Boeing has been developing ion thrusters for space vehicle applications for a number of years. These engines use a gas (typically xenon) which is ionized (i.e., an electron is knocked off) and then accelerated through an electric potential and out into space, creating a small thrust. The engines require electric power to run and use up the xenon propellant — but very slowly. They can be left on continuously, and, although their thrust is quite small, they can eventually build up quite a lot of speed. In comparison, a chemical rocket consumes propellant rapidly, giving a short burst of large thrust.
Tuning ion thrusters requires careful measurements of the ion plume coming out of the engine while the whole assembly is operating in a vacuum chamber. The ion detectors will rapidly overheat and ablade or erode due to the ionic radiation (think of the radiation as very small BBs blasting into the surface with enough force to remove even the hardest of materials).

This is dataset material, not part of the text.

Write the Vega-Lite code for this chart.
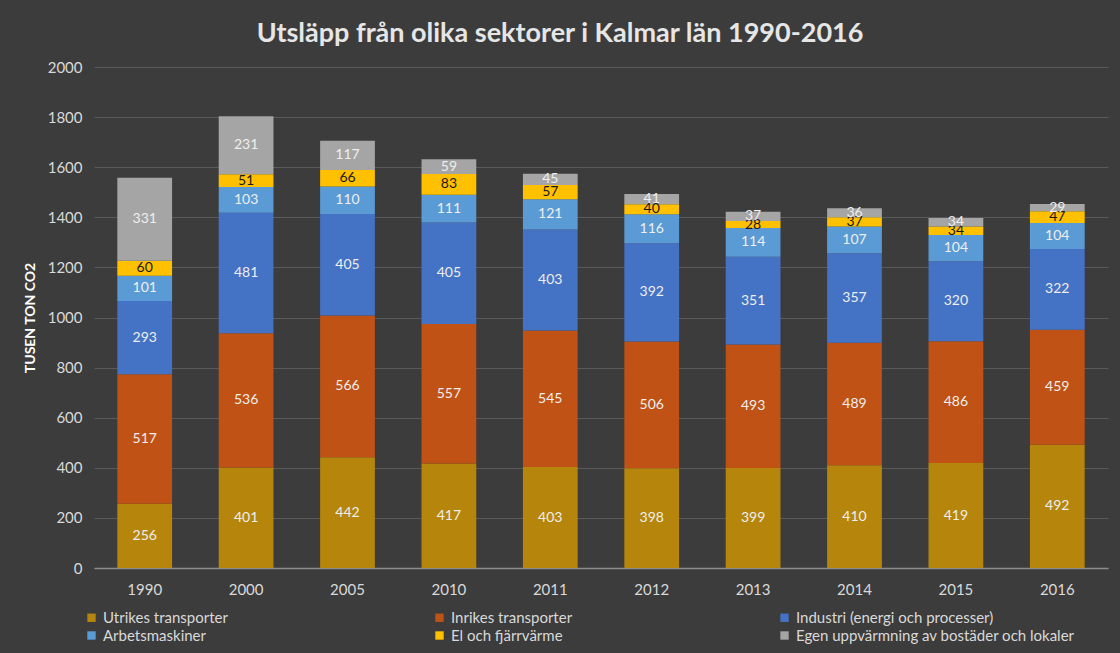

We were contracted to build a rapid and accurate system for positioning the ion probe behind the engine. The probe has to move and settle quickly, so that measurements (which are subject to even small electrical noises associated with rubbing cables) can be made rapidly. The probe is repositioned in two dimensions (laterally and angularly) for a subsequent measurement. Important in this project was the ability to “point” the probe at a constant position on the back of the engine while scanning the probe past the point. This, it is necessary for the head of the probe to rotate to keep “looking” at the same point. Additionally, the back of the engine is not flat, so the curvature of the engine must be compensated for in the code regulating the positioning system to measure multiple points accurately.
The senior design group responsible for the design and construction of the positioning system did an excellent
job, and Boeing now has the unit in their lab in Los Angeles.